Qu'est-ce que vous pensez de la scène Drum & Bass et de son évolution en ce moment avec des producteurs comme Benny L ou King Of The Rollers ?
Il y a beaucoup de nouveaux producteurs qui cartonnent et la scène change beaucoup. Je dirais que c’est une bonne chose. La scène doit toujours évoluer. Pour nous, ça veut aussi dire qu'on doit rester à jour mais c’est cool. Certes, peut-être que ce que l’on fait en ce moment n’a pas autant de poids sur la scène mais eux font leurs trucs, nous les nôtres. On reste nous même. On ne va pas se plier à la tendance du moment.
Vous êtes une nouvelle fois invités à la résidence d'Andy C à partir du mois de janvier au club londonien XOYO. Toutes les dates sont Sold-Out dont la vôtre. Cela vous fait quoi ?

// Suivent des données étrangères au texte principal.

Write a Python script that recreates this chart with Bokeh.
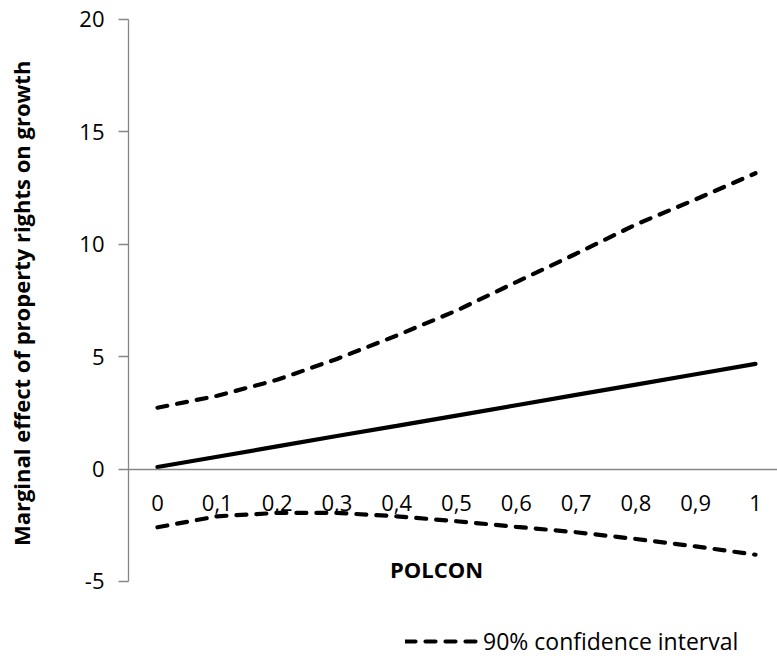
import math
from bokeh.plotting import figure
from bokeh.models import Range1d, Label, Legend, LegendItem, FixedTicker, LinearAxis
from bokeh.embed import file_html
from bokeh.resources import INLINE

# ---- data ----
polcon = [0.0, 0.1, 0.2, 0.3, 0.4, 0.5, 0.6, 0.7, 0.8, 0.9, 1.0]
x_tick_labels = ["0", "0,1", "0,2", "0,3", "0,4", "0,5", "0,6", "0,7", "0,8", "0,9", "1"]
marginal_effect = [0.09, 0.55, 1.01, 1.47, 1.92, 2.38, 2.84, 3.30, 3.76, 4.22, 4.68]
ci_upper = [2.73, 3.26, 3.97, 4.90, 5.94, 7.05, 8.32, 9.58, 10.88, 12.00, 13.16]
ci_lower = [-2.59, -2.10, -1.95, -1.95, -2.10, -2.32, -2.57, -2.81, -3.11, -3.44, -3.81]
y_ticks = [-5, 0, 5, 10, 15, 20]
y_tick_labels = ["-5", "0", "5", "10", "15", "20"]

FONT = "Open Sans"
GREY = "#868686"

# plot-area extents (layout only)
X_LEFT, X_RIGHT = -0.2625, 1.0368
Y_BOTTOM, Y_TOP = -8.56, 20.845
X_AXIS_BOUNDS = (-0.0485, 1.0368)
Y_AXIS_BOUNDS = (-5, 20)

p = figure(width=777, height=661, output_backend="svg", toolbar_location=None,
           x_range=Range1d(X_LEFT, X_RIGHT), y_range=Range1d(Y_BOTTOM, Y_TOP),
           x_axis_location=None, y_axis_location=None, min_border=0)
p.outline_line_color = None
p.grid.visible = False
p.background_fill_color = "white"
p.border_fill_color = "white"

# y axis (Excel style, crossing at the left edge of the category area)
ya = LinearAxis(fixed_location=X_AXIS_BOUNDS[0], bounds=Y_AXIS_BOUNDS,
                ticker=FixedTicker(ticks=y_ticks),
                major_label_overrides={t: s for t, s in zip(y_ticks, y_tick_labels)})
ya.axis_line_color = GREY
ya.axis_line_width = 1.3
ya.major_tick_line_color = GREY
ya.major_tick_line_width = 1.3
ya.major_tick_out = 10
ya.major_tick_in = 0
ya.minor_tick_line_color = None
ya.major_label_text_font = FONT
ya.major_label_text_font_size = "22px"
ya.major_label_text_color = "#000000"
ya.major_label_standoff = 14
p.add_layout(ya, "left")

# x axis at y = 0
xa = LinearAxis(fixed_location=0, bounds=X_AXIS_BOUNDS,
                ticker=FixedTicker(ticks=polcon),
                major_label_overrides={t: s for t, s in zip(polcon, x_tick_labels)})
xa.axis_line_color = GREY
xa.axis_line_width = 1.3
xa.major_tick_line_color = None
xa.major_tick_out = 0
xa.major_tick_in = 0
xa.minor_tick_line_color = None
xa.major_label_text_font = FONT
xa.major_label_text_font_size = "22px"
xa.major_label_text_color = "#000000"
xa.major_label_standoff = 26
p.add_layout(xa, "below")

# series
p.line(polcon, marginal_effect, line_color="black", line_width=4.2, line_cap="round")
r_up = p.line(polcon, ci_upper, line_color="black", line_width=4.2, line_dash="10 10", line_cap="round")
p.line(polcon, ci_lower, line_color="black", line_width=4.2, line_dash="10 10", line_cap="round")

# titles
p.add_layout(Label(x=436, y=93, x_units="screen", y_units="screen", text="POLCON",
                   text_align="center", text_baseline="middle",
                   text_font=FONT, text_font_style="bold", text_font_size="22px", text_color="#000000"))
p.add_layout(Label(x=20, y=361, x_units="screen", y_units="screen", angle=math.pi / 2,
                   text="Marginal effect of property rights  on growth",
                   text_align="center", text_baseline="middle",
                   text_font=FONT, text_font_style="bold", text_font_size="22px", text_color="#000000"))

legend = Legend(items=[LegendItem(label="90% confidence interval", renderers=[r_up])],
                location=(405, 4), border_line_color=None, background_fill_alpha=0,
                padding=0, margin=0, glyph_width=73, glyph_height=20, label_standoff=5,
                label_text_font=FONT, label_text_font_size="23px", label_text_color="#000000")
p.add_layout(legend)

open("out.html", "w").write(file_html(p, INLINE))
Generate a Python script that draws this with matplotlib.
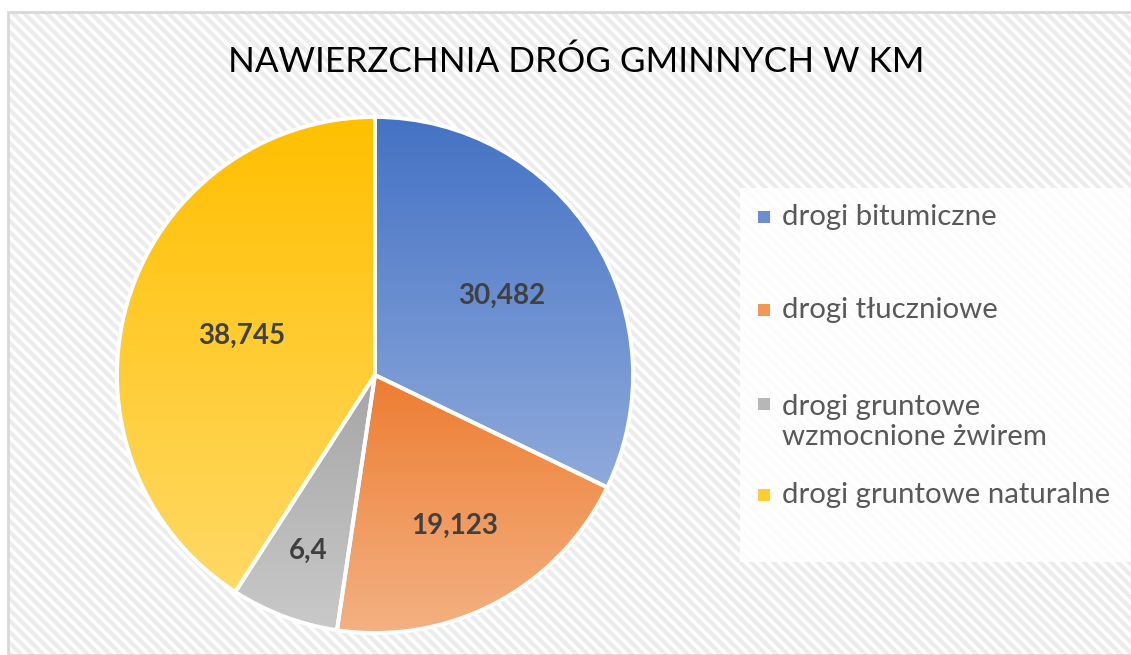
"""
Nawierzchnia dróg gminnych w km - wykres kołowy z gradientem.
"""
import matplotlib
matplotlib.use("Agg")
import matplotlib.pyplot as plt
import numpy as np
from matplotlib.colors import LinearSegmentedColormap
from matplotlib.patches import Rectangle

CATEGORIES = [
    "drogi bitumiczne",
    "drogi tłuczniowe",
    "drogi gruntowe wzmocnione żwirem",
    "drogi gruntowe naturalne",
]
LEGEND_LABELS = [
    "drogi bitumiczne",
    "drogi tłuczniowe",
    "drogi gruntowe\nwzmocnione żwirem",
    "drogi gruntowe naturalne",
]
VALUES = [30.482, 19.123, 6.4, 38.745]
VALUE_LABELS = ["30,482", "19,123", "6,4", "38,745"]

# (góra, dół) gradientu każdego wycinka
COLORS_TOP = ["#4472C4", "#ED7D31", "#A5A5A5", "#FFC000"]
COLORS_BOTTOM = ["#8FAADC", "#F4B183", "#C9C9C9", "#FFD966"]
LABEL_RADIUS = [0.58, 0.66, 0.73, 0.54]

plt.rcParams["font.family"] = ["Lato", "DejaVu Sans"]
plt.rcParams["hatch.linewidth"] = 3.0
plt.rcParams["hatch.color"] = "#ececec"

W, H = 1131, 655
fig = plt.figure(figsize=(W / 100, H / 100), dpi=100)
fig.patch.set_facecolor("white")

# tło wykresu: ramka + ukośne paski
bg = Rectangle((8 / W, 0), 1 - 8 / W, 1 - 12 / H, transform=fig.transFigure,
               facecolor="white", edgecolor="#ececec", hatch="\\\\\\", linewidth=0,
               zorder=-2)
fig.patches.append(bg)
border = Rectangle((8 / W, 0), 1 - 8 / W + 0.01, 1 - 12 / H, transform=fig.transFigure,
                   facecolor="none", edgecolor="#d9d9d9", linewidth=2, zorder=-1)
fig.patches.append(border)

fig.text(576 / W, 1 - 62 / H, "NAWIERZCHNIA DRÓG GMINNYCH W KM", ha="center",
         va="center", fontsize=25.3, color="black")

# legenda (ręcznie, żeby odtworzyć rozstaw Excela)
leg_bg = Rectangle((740 / W, 1 - 562 / H), 1 - 740 / W, (562 - 188) / H,
                   transform=fig.transFigure, facecolor="white", alpha=0.85,
                   edgecolor="none", zorder=2)
fig.patches.append(leg_bg)
legend_y = [217, 310, 422, 495]
for lab, c_top, c_bot, y in zip(LEGEND_LABELS, COLORS_TOP, COLORS_BOTTOM, legend_y):
    first_y = y if "\n" not in lab else y - 18
    mid = tuple((np.array(matplotlib.colors.to_rgb(c_top)) +
                 np.array(matplotlib.colors.to_rgb(c_bot))) / 2)
    fig.patches.append(Rectangle((758 / W, 1 - (first_y + 6) / H), 12 / W, 12 / H,
                                 transform=fig.transFigure, facecolor=mid,
                                 edgecolor="none", zorder=3))
    fig.text(782 / W, 1 - y / H, lab, ha="left", va="center", fontsize=21.2,
             color="#595959", linespacing=1.2, zorder=4)

# wykres kołowy
R = 258
ax = fig.add_axes([(375 - R) / W, (H - 375 - R) / H, 2 * R / W, 2 * R / H])
ax.set_zorder(1)

wedges, _ = ax.pie(VALUES, startangle=90, counterclock=False, radius=1,
                   wedgeprops=dict(edgecolor="white", linewidth=2.8))

for w, c_top, c_bot, lab, rf in zip(wedges, COLORS_TOP, COLORS_BOTTOM, VALUE_LABELS,
                                    LABEL_RADIUS):
    w.set_facecolor("none")
    ext = w.get_path().get_extents()
    cmap = LinearSegmentedColormap.from_list("g", [c_top, c_bot])
    grad = np.linspace(0, 1, 256).reshape(-1, 1)
    im = ax.imshow(grad, cmap=cmap, aspect="auto", origin="upper",
                   extent=[ext.x0, ext.x1, ext.y0, ext.y1], zorder=1)
    im.set_clip_path(w)
    w.set_zorder(2)
    ang = np.deg2rad((w.theta1 + w.theta2) / 2)
    ax.text(rf * np.cos(ang), rf * np.sin(ang), lab, ha="center", va="center",
            fontsize=20, fontweight="bold", color="#404040", zorder=3)

ax.set_xlim(-1, 1)
ax.set_ylim(-1, 1)
ax.set_aspect("equal")
ax.axis("off")

fig.savefig("out.png", dpi=100)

C’est un putain d’honneur de jouer avec Andy C. J’ai eu l’occasion d’échanger avec lui et il nous a dit ce qu’il pensait de notre musique…je le trouve époustouflant. Quand je vois ces line up, tous ces artistes qui jouent sont soit des artistes pour qu’il a eu du respect dans le passé et qu’il respecte toujours aujourd'hui, soit des gens qu’il respecte pour ce qu’ils produisent en ce moment. C’est pour ça que les plateaux sont aussi variés et qu’il y autant de labels représentés. Cette résidence est un moyen pour lui de soutenir les artistes qui font leur entrée dans le milieu. Et c’est super cool qu’il fasse ça. Andy C adore la Drum & Bass, il aime tellement ça qu’il veut aider tout le monde à réussir. Et c’est génial.
Dernière question_ en 2011, à l'occasion du 200e épisode du Drum & Bass Arena Podcast consacré aux morceaux qui ont définitivement accroché les producteurs à la scène Drum & Bass. Avec Nick, vous avez choisi "Adam F - Brand New Funk". Peux-tu nous expliquer pourquoi ?
Quand j’écoute les premières notes de ce morceau, je m’enflamme. J’avais l’habitude d’être un gros raver à l’époque. J’adorais ça. Ces soirées, c'est ce qui alimentait mon amour pour la Drum & Bass. C’était mon paradis, c’était l’endroit auquel j’appartenais. Brand New Funk me rappelle cette époque.